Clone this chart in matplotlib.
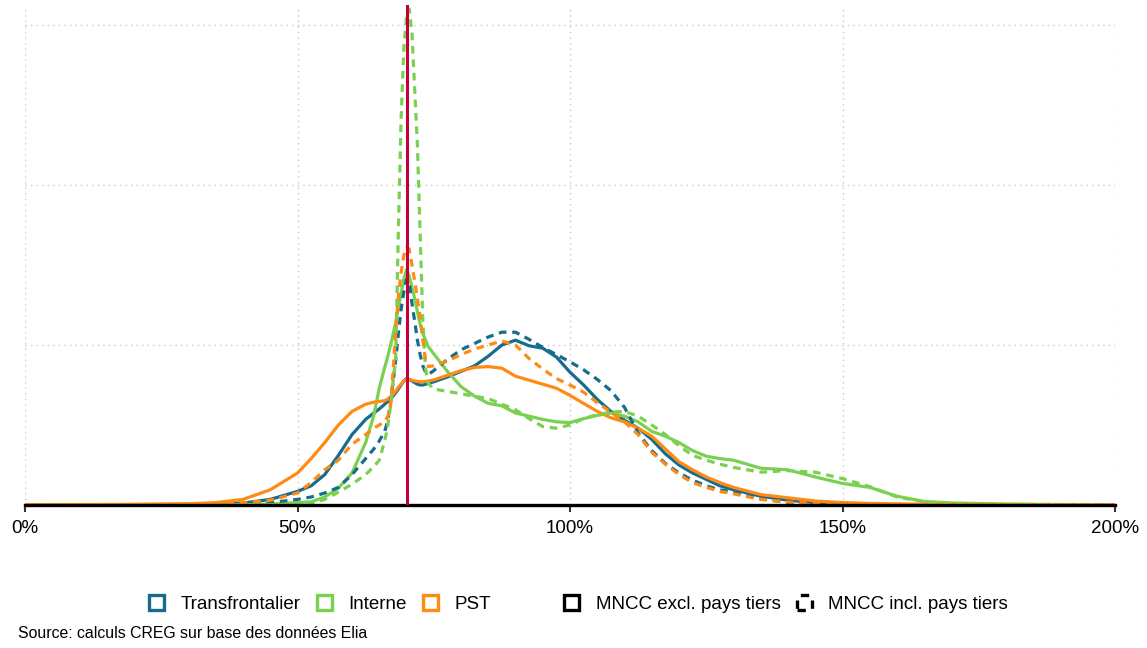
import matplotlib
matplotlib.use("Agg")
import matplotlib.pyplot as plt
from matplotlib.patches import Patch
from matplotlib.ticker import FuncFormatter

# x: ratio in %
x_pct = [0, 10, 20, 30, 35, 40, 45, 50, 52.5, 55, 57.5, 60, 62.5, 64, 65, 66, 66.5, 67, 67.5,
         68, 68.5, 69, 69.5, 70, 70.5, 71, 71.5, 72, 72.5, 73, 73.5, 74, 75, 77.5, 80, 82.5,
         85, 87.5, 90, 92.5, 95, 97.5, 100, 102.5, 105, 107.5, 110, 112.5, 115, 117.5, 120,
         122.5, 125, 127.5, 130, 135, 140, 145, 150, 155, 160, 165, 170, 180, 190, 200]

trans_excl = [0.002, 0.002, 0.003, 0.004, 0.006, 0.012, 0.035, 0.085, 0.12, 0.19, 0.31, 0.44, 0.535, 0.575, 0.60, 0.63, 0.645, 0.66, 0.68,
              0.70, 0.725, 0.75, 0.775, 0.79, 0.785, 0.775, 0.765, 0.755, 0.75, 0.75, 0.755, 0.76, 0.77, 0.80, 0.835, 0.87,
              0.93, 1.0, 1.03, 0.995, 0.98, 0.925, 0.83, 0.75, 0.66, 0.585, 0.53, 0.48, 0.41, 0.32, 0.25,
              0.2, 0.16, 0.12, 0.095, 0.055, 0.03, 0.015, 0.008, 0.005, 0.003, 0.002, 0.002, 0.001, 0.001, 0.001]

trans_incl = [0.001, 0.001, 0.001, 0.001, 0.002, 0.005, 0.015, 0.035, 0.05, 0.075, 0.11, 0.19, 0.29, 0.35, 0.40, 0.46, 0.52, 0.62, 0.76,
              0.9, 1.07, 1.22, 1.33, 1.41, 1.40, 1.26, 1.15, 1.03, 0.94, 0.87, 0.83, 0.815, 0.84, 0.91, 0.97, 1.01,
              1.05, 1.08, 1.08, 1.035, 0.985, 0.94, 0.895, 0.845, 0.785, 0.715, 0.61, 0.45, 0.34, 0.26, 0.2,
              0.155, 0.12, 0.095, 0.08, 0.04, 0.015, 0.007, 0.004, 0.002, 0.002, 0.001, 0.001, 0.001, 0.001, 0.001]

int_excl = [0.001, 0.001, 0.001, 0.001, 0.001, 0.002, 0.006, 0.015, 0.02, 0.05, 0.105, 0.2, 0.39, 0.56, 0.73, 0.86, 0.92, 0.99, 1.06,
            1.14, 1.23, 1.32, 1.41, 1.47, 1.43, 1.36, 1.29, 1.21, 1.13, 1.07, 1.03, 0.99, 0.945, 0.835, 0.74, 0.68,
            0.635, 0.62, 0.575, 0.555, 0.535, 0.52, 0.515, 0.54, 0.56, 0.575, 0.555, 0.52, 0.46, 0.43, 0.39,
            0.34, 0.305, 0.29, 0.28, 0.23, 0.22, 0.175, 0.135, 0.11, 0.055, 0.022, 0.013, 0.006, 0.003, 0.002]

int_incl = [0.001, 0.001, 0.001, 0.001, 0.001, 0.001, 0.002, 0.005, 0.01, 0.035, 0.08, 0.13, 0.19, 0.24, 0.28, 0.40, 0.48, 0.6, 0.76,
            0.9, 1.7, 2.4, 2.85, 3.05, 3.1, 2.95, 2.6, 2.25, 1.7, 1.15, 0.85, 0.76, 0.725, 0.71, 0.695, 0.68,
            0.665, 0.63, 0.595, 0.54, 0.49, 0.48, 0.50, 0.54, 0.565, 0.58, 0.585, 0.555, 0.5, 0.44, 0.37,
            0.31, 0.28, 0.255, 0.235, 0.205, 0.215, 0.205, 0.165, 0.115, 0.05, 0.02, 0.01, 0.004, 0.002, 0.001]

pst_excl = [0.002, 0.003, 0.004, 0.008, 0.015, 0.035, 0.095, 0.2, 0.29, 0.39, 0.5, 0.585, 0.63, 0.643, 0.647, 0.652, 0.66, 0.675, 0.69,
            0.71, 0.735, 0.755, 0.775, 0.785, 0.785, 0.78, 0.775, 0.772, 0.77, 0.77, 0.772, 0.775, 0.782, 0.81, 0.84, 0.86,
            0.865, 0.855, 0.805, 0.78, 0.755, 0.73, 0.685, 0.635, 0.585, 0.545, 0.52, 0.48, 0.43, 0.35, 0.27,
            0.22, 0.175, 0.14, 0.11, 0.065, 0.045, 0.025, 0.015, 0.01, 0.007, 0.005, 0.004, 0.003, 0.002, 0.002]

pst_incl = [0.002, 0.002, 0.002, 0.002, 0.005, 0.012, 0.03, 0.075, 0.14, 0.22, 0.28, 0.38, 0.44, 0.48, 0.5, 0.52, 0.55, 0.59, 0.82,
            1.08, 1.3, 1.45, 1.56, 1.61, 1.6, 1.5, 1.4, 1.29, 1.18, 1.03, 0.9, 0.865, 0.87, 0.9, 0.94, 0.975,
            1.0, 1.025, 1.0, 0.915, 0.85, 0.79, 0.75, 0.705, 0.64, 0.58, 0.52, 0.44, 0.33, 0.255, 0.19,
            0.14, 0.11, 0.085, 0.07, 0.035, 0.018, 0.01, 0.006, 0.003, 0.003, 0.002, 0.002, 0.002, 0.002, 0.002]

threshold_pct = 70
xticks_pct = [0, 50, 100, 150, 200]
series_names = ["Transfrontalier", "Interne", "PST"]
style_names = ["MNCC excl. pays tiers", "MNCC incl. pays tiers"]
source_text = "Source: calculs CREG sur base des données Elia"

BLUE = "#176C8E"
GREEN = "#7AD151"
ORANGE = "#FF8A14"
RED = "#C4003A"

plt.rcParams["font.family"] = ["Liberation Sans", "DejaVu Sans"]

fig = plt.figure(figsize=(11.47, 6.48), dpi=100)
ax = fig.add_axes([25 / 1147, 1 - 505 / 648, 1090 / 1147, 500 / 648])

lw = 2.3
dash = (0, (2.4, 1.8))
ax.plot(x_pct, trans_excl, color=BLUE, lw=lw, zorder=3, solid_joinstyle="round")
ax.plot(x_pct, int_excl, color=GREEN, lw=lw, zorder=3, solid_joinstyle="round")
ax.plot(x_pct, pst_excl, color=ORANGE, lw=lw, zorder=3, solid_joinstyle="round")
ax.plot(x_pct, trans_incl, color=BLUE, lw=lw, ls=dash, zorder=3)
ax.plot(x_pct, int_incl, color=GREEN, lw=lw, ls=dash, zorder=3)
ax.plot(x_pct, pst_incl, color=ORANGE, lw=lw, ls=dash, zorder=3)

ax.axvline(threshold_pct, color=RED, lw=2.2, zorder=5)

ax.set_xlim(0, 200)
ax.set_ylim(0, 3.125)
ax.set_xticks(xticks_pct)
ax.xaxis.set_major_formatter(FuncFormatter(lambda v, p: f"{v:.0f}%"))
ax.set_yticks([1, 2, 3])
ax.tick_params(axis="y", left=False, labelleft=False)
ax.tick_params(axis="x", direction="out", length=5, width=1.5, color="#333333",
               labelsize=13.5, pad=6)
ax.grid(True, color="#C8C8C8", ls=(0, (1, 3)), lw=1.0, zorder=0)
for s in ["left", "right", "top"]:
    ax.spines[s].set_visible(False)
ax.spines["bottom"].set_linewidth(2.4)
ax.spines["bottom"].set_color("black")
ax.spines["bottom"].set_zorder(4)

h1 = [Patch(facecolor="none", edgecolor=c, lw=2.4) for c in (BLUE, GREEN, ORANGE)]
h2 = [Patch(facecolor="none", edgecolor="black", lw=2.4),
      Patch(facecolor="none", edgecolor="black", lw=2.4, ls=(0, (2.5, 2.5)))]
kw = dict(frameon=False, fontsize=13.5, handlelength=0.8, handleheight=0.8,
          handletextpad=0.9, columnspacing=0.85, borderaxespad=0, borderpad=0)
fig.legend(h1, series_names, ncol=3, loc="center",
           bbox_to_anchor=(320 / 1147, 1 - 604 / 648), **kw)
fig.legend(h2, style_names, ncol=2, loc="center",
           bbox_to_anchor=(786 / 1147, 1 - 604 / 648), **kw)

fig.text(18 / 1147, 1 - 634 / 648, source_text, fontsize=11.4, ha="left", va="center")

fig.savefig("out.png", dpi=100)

## What you have to do
Everything from the first line of the listing above through the line that contains "from matplotlib.ticker import FuncFormatter" is to be restated word for word, minus the pictures.

## The result
Clone this chart in matplotlib.
import matplotlib
matplotlib.use("Agg")
import matplotlib.pyplot as plt
from matplotlib.patches import Patch
from matplotlib.ticker import FuncFormatter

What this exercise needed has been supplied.